For Elena Salmistraro, drawing is an intimate act. With an unrivalled communicative strength. Because drawing gives shape to ideas: you both give form to the world and reveal yourself. This passion, combined with natural graphic talent, has guided Elena in her project for CEDIT: an experimental series of ceramic slabs produced using a high-definition 3D decorative technique.
The explicit aim is to transform surfaces beyond their original flatness so that a new, visual and tactile, three-dimensional personality emerges, sweeping aside the coldness and uniformity that ceramic objects often inevitably convey.
Elena has always viewed ceramics as a democratic material, in view of their accessibility, and the infinite potentials for shaping matter that they provide. Given this background, it was inevitable she would work with CEDIT : constantly seeking new talents and new approaches. Salmistraro's collection for CEDIT is entitled Chimera and consists of large ceramic slabs, which can be enjoyed not only visually, through their patterns and colours, but also on a tactile level.
Like the chimera in the "grotesque" tradition, monstrous in the etymological sense of the word with its merging of hybrid animal and vegetable shapes, the Cedit project attempts to originate a synaesthetic form of ceramics, through a three-dimensional development that exactly reproduces the texture of leathers and fabrics, creating an absolutely new kind of layered effect, with a tactile awareness that recalls the passion of grand master Ettore Sottsass for "surfaces that talk".
And the surfaces of the slabs Salmistraro has created really seem to talk: in Empatia clown faces add theatricality to the cold gleam of marbles, interspersed with references to Art Déco graphics; Radici uses the textures of leathers and hide as if to re-establish a link between ceramics and other materials at the origins of human activity and creativity; in Ritmo the texture of cloth dialogues with pottery, almost in homage to the tactile rationalism of warp and weft, of which Bauhaus pioneer Anni Albers was one of the most expressive past interpreters ; finally, Colore has a spotted base generated by computer to underline the contrast between analogue and digital, the graphic sign and the matter into which it is impressed.

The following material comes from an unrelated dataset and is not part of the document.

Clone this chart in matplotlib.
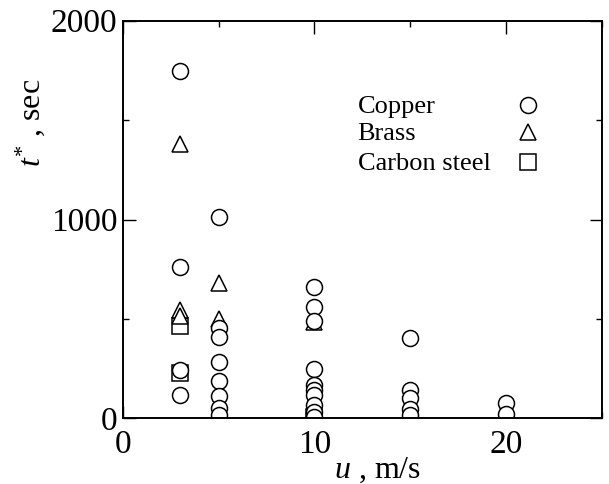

In 2021 Chimera evolved into Hotel Chimera: an heterogeneous set of elements of different origins and nature which, combined with each other, give life to a unique ceramic work of almost 20 square meters. A figurative artistic expression made up of 80 different fragments, each of which is an abstract work itself, a numbered piece hand-signed by Salmistraro. Presented on the occasion of Milan Design Week 2021, the pieces of the capsules were sold in a few weeks and the proceeds were donated to charity in support of the “Double sense. Tactile paths to the Peggy Guggenheim Collection ", an approach to the world of art aimed primarily at blind children.

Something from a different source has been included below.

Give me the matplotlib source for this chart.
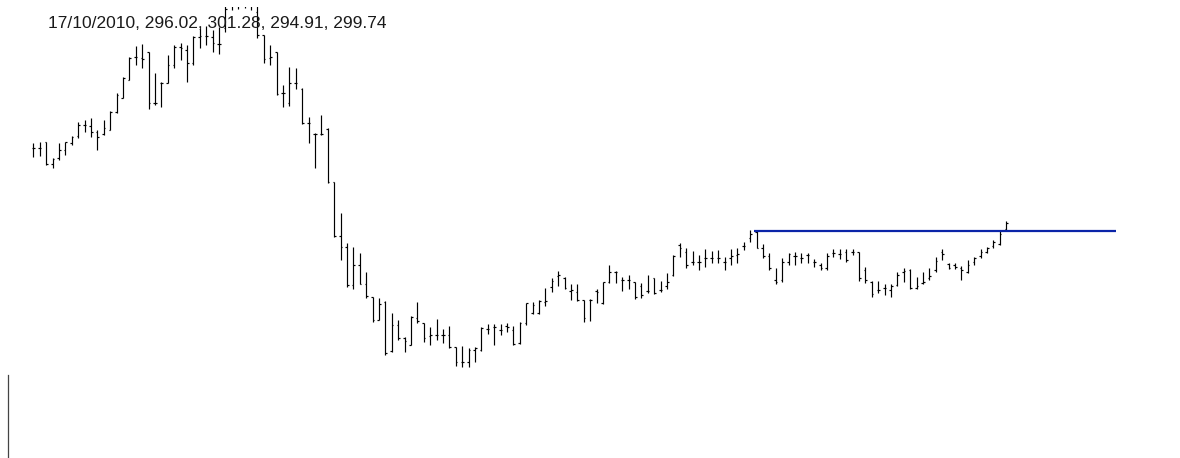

Chimera, just like the other collections produced inside Florim factories, is the result of a sustainable process. All Florim plants recycle 100% of production greenware waste and 100% of wastewater. The company can count on 42.000 sqm of solar panels (producing 7,7 MWp), as well as two co-generation plants, and together they can generate – under optimal conditions – up to 100% of the electricity necessary for the operation of the Italian production plants. When complete energy self-sufficiency cannot be reached (due to weather conditions) Florim purchases electricity exclusively from renewable sources.